* Begin THE RECORDS *

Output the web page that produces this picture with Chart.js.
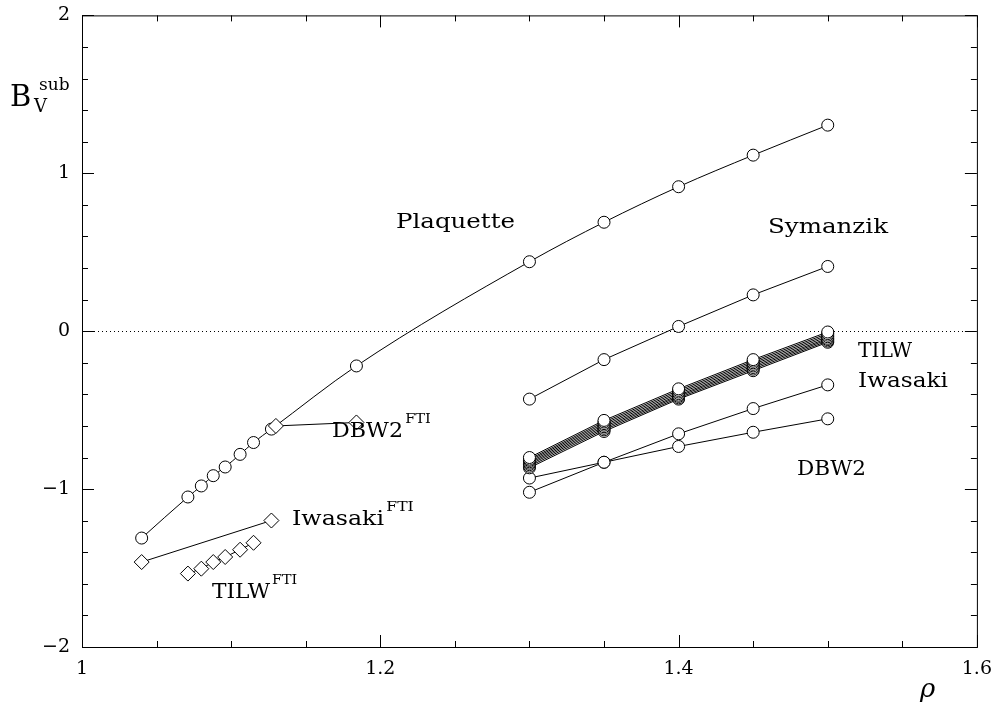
<!DOCTYPE html>
<html>
<head>
<meta charset="utf-8">
<script src="https://cdn.jsdelivr.net/npm/chart.js@4.4.0/dist/chart.umd.min.js"></script>
<style>
html, body { margin: 0; padding: 0; background: #fff; }
#wrap { width: 995px; height: 717px; position: relative; }
</style>
</head>
<body>
<div id="wrap"><canvas id="c"></canvas></div>
<script>
// rho values of the runs
var rhoFine = [1.3, 1.35, 1.4, 1.45, 1.5];

// plaquette action, full range
var plaqX = [1.040, 1.071, 1.080, 1.088, 1.096, 1.106, 1.115, 1.127, 1.184, 1.3, 1.35, 1.4, 1.45, 1.5];
var plaqY = [-1.31, -1.05, -0.98, -0.915, -0.86, -0.78, -0.705, -0.62, -0.22, 0.44, 0.69, 0.915, 1.115, 1.305];

var symanzikY = [-0.43, -0.18, 0.03, 0.23, 0.41];
var iwasakiY = [-0.93, -0.83, -0.65, -0.49, -0.34];
var dbw2Y = [-1.02, -0.83, -0.73, -0.64, -0.555];

// bundle of TILW curves (different c1)
var tilw1 = [-0.800, -0.565, -0.365, -0.180, -0.005];
var tilw2 = [-0.810, -0.575, -0.375, -0.190, -0.015];
var tilw3 = [-0.818, -0.585, -0.385, -0.200, -0.025];
var tilw4 = [-0.827, -0.595, -0.395, -0.210, -0.035];
var tilw5 = [-0.836, -0.605, -0.405, -0.220, -0.045];
var tilw6 = [-0.845, -0.615, -0.413, -0.230, -0.053];
var tilw7 = [-0.855, -0.625, -0.422, -0.240, -0.062];
var tilw8 = [-0.865, -0.635, -0.430, -0.250, -0.070];

// FTI points
var dbw2FtiX = [1.130, 1.184];
var dbw2FtiY = [-0.60, -0.578];
var iwaFtiX = [1.040, 1.127];
var iwaFtiY = [-1.462, -1.199];
var tilwFtiX = [1.071, 1.080, 1.088, 1.096, 1.106, 1.115];
var tilwFtiY = [-1.535, -1.504, -1.462, -1.430, -1.384, -1.340];

var xTicks = [1, 1.2, 1.4, 1.6];
var yTicks = [-2, -1, 0, 1, 2];

function pts(xs, ys) {
    var out = [];
    for (var i = 0; i < xs.length; i++) {
        out.push({x: xs[i], y: ys[i]});
    }
    return out;
}

function series(xs, ys, shape, smooth) {
    return {
        data: pts(xs, ys),
        showLine: true,
        borderColor: '#000',
        borderWidth: 1,
        backgroundColor: '#fff',
        pointBackgroundColor: '#fff',
        pointBorderColor: '#000',
        pointBorderWidth: 1,
        pointStyle: shape,
        pointRadius: shape == 'rectRot' ? 7.5 : 6,
        cubicInterpolationMode: smooth ? 'monotone' : 'default',
        tension: 0
    };
}

// first entries end up on top
var datasets = [
    series(dbw2FtiX, dbw2FtiY, 'rectRot'),
    series(iwaFtiX, iwaFtiY, 'rectRot'),
    series(tilwFtiX, tilwFtiY, 'rectRot'),
    series(plaqX, plaqY, 'circle', true),
    series(rhoFine, symanzikY, 'circle'),
    series(rhoFine, tilw1, 'circle'),
    series(rhoFine, tilw2, 'circle'),
    series(rhoFine, tilw3, 'circle'),
    series(rhoFine, tilw4, 'circle'),
    series(rhoFine, tilw5, 'circle'),
    series(rhoFine, tilw6, 'circle'),
    series(rhoFine, tilw7, 'circle'),
    series(rhoFine, tilw8, 'circle'),
    series(rhoFine, iwasakiY, 'circle'),
    series(rhoFine, dbw2Y, 'circle')
];

var serif = '"DejaVu Serif", serif';

// draw text squeezed/stretched to a given width
function label(ctx, txt, x, y, width, sup) {
    ctx.save();
    ctx.font = '20.5px ' + serif;
    ctx.textAlign = 'left';
    ctx.textBaseline = 'alphabetic';
    var w = ctx.measureText(txt).width;
    var k = width / w;
    ctx.translate(x, y);
    ctx.scale(k, 1);
    ctx.fillText(txt, 0, 0);
    if (sup) {
        ctx.font = '13.5px ' + serif;
        ctx.fillText(sup, w + 2, -14);
    }
    ctx.restore();
}

var frame = {
    id: 'frame',
    beforeDatasetsDraw: function(chart) {
        var ctx = chart.ctx, a = chart.chartArea;
        var ys = chart.scales.y;
        ctx.save();
        // dotted zero line
        ctx.strokeStyle = '#000';
        ctx.lineWidth = 1;
        ctx.setLineDash([1, 3]);
        ctx.beginPath();
        var y0 = Math.round(ys.getPixelForValue(0)) + 0.5;
        ctx.moveTo(a.left, y0);
        ctx.lineTo(a.right, y0);
        ctx.stroke();
        ctx.restore();
    },
    afterDraw: function(chart) {
        var ctx = chart.ctx, a = chart.chartArea;
        var xs = chart.scales.x, ys = chart.scales.y;
        ctx.save();
        ctx.strokeStyle = '#000';
        ctx.lineWidth = 1;
        ctx.strokeRect(a.left + 0.5, a.top + 0.5, a.right - a.left, a.bottom - a.top);
        ctx.beginPath();
        // x ticks every 0.05, majors every 0.2
        for (var i = 0; i <= 12; i++) {
            var v = 1 + i * 0.05;
            var px = Math.round(xs.getPixelForValue(v)) + 0.5;
            var len = (i % 4 == 0) ? 12 : 6;
            ctx.moveTo(px, a.bottom);
            ctx.lineTo(px, a.bottom - len);
            ctx.moveTo(px, a.top);
            ctx.lineTo(px, a.top + len);
        }
        // y ticks every 0.2, majors every 1
        for (var j = 0; j <= 20; j++) {
            var w = -2 + j * 0.2;
            var py = Math.round(ys.getPixelForValue(w)) + 0.5;
            var l2 = (j % 5 == 0) ? 12 : 6;
            ctx.moveTo(a.left, py);
            ctx.lineTo(a.left + l2, py);
            ctx.moveTo(a.right, py);
            ctx.lineTo(a.right - l2, py);
        }
        ctx.stroke();

        ctx.fillStyle = '#000';
        label(ctx, 'Plaquette', 396, 228, 119);
        label(ctx, 'Symanzik', 768, 233, 120);
        label(ctx, 'TILW', 858, 357, 54);
        label(ctx, 'Iwasaki', 858, 387, 90);
        label(ctx, 'DBW2', 797, 475, 69);
        label(ctx, 'DBW2', 332, 437, 71, 'FTI');
        label(ctx, 'Iwasaki', 292, 525, 92, 'FTI');
        label(ctx, 'TILW', 212, 598, 58, 'FTI');

        // axis titles
        ctx.font = '29px ' + serif;
        ctx.fillText('B', 10, 106);
        ctx.font = '18px ' + serif;
        ctx.fillText('V', 34, 112);
        ctx.font = '17px ' + serif;
        ctx.fillText('sub', 39, 90);
        ctx.font = 'italic 26px ' + serif;
        ctx.fillText('\u03c1', 920, 697);
        ctx.restore();
    }
};

new Chart(document.getElementById('c'), {
    type: 'scatter',
    data: {datasets: datasets},
    options: {
        responsive: true,
        maintainAspectRatio: false,
        animation: false,
        layout: {padding: {top: 4, right: 16, left: 0, bottom: 0}},
        plugins: {legend: {display: false}, tooltip: {enabled: false}},
        scales: {
            x: {
                type: 'linear', min: 1, max: 1.6,
                afterBuildTicks: function(s) { s.ticks = xTicks.map(function(v) { return {value: v}; }); },
                afterFit: function(s) { s.height = 70; },
                grid: {display: false},
                border: {display: false},
                ticks: {
                    color: '#000', padding: 3,
                    font: {family: serif, size: 19},
                    callback: function(v) { return String(Math.round(v * 10) / 10); }
                }
            },
            y: {
                type: 'linear', min: -2, max: 2,
                afterBuildTicks: function(s) { s.ticks = yTicks.map(function(v) { return {value: v}; }); },
                afterFit: function(s) { s.width = 82; },
                grid: {display: false},
                border: {display: false},
                ticks: {
                    color: '#000', padding: 4,
                    font: {family: serif, size: 19},
                    callback: function(v) { return v < 0 ? '\u2212' + Math.abs(v) : String(v); }
                }
            }
        }
    },
    plugins: [frame]
});
</script>
</body>
</html>
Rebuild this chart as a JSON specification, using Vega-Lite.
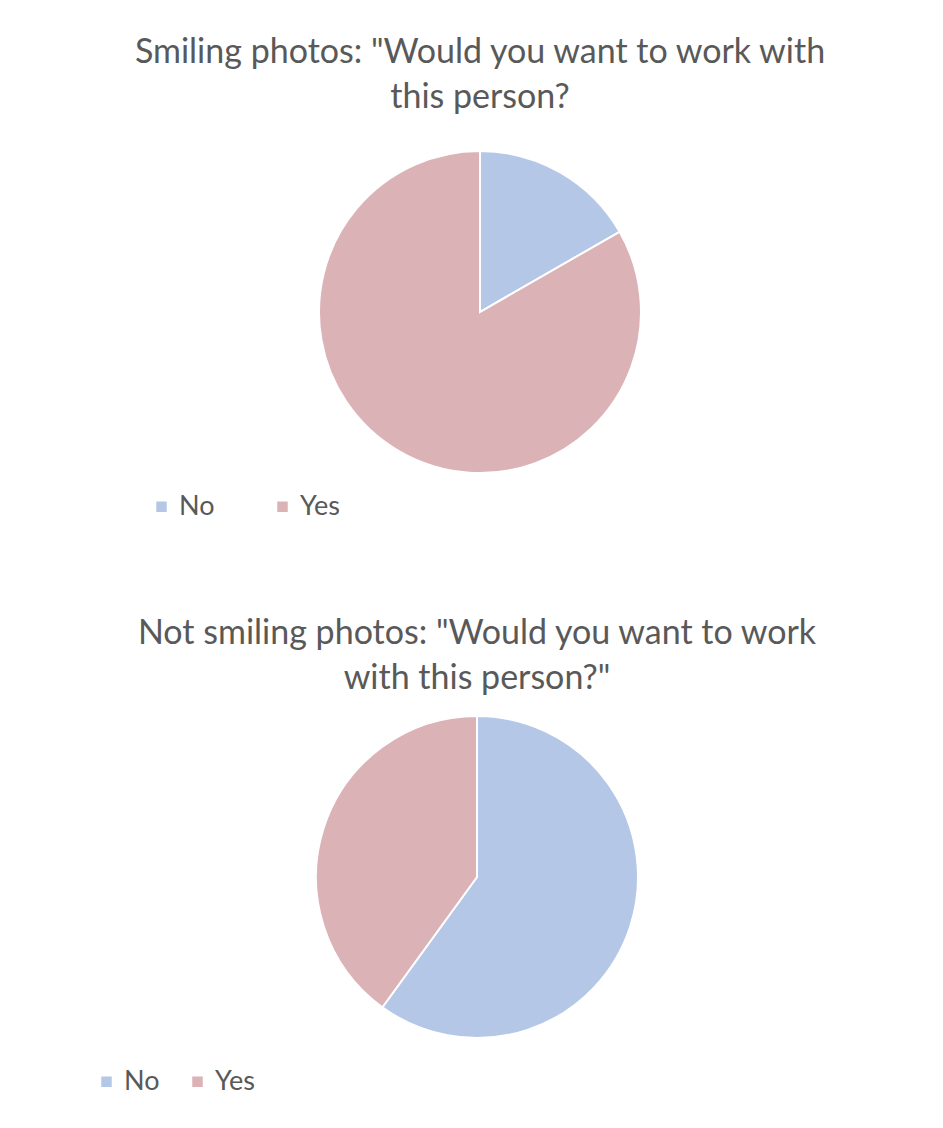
{
  "$schema": "https://vega.github.io/schema/vega-lite/v6.json",
  "background": "white",
  "padding": {"left": 0, "top": 36, "right": 0, "bottom": 0},
  "spacing": 97,
  "config": {
    "view": {"stroke": null},
    "font": "Lato",
    "title": {"font": "Lato", "fontSize": 34, "fontWeight": "normal", "color": "#595959", "lineHeight": 45, "anchor": "middle", "offset": 32},
    "legend": {"labelFont": "Lato", "labelFontSize": 27, "labelColor": "#595959", "symbolType": "square", "symbolSize": 110, "symbolStrokeWidth": 0, "direction": "horizontal", "title": null, "labelOffset": 4}
  },
  "datasets": {
    "smiling": [
      {"answer": "No", "value": 16.7, "order": 1},
      {"answer": "Yes", "value": 83.3, "order": 2}
    ],
    "notsmiling": [
      {"answer": "No", "value": 60, "order": 1},
      {"answer": "Yes", "value": 40, "order": 2}
    ]
  },
  "vconcat": [
    {
      "title": {"text": ["Smiling photos: \"Would you want to work with", "this person?"]},
      "width": 960,
      "height": 322,
      "data": {"name": "smiling"},
      "mark": {"type": "arc", "outerRadius": 161, "stroke": "white", "strokeWidth": 2},
      "encoding": {
        "theta": {"field": "value", "type": "quantitative", "stack": true},
        "order": {"field": "order", "type": "quantitative"},
        "color": {
          "field": "answer", "type": "nominal",
          "scale": {"domain": ["No", "Yes"], "range": ["#B4C7E7", "#DBB2B6"]},
          "legend": {"orient": "none", "legendX": 148, "legendY": 342, "columnPadding": 54}
        }
      }
    },
    {
      "title": {"text": ["Not smiling photos: \"Would you want to work", "with this person?\""], "offset": 16},
      "width": 954,
      "height": 322,
      "data": {"name": "notsmiling"},
      "mark": {"type": "arc", "outerRadius": 161, "stroke": "white", "strokeWidth": 2},
      "encoding": {
        "theta": {"field": "value", "type": "quantitative", "stack": true},
        "order": {"field": "order", "type": "quantitative"},
        "color": {
          "field": "answer", "type": "nominal",
          "scale": {"domain": ["No", "Yes"], "range": ["#B4C7E7", "#DBB2B6"]},
          "legend": {"orient": "none", "legendX": 93, "legendY": 352, "columnPadding": 24}
        }
      }
    }
  ],
  "resolve": {"legend": {"color": "independent"}}
}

* End THE RECORDS *

EXERCISE PROMPT
From the records above, pull out each line that has "with".

COMPLETE OUTPUT
Output the web page that produces this picture with Chart.js.
      "title": {"text": ["Smiling photos: \"Would you want to work with", "this person?"]},
      "title": {"text": ["Not smiling photos: \"Would you want to work", "with this person?\""], "offset": 16},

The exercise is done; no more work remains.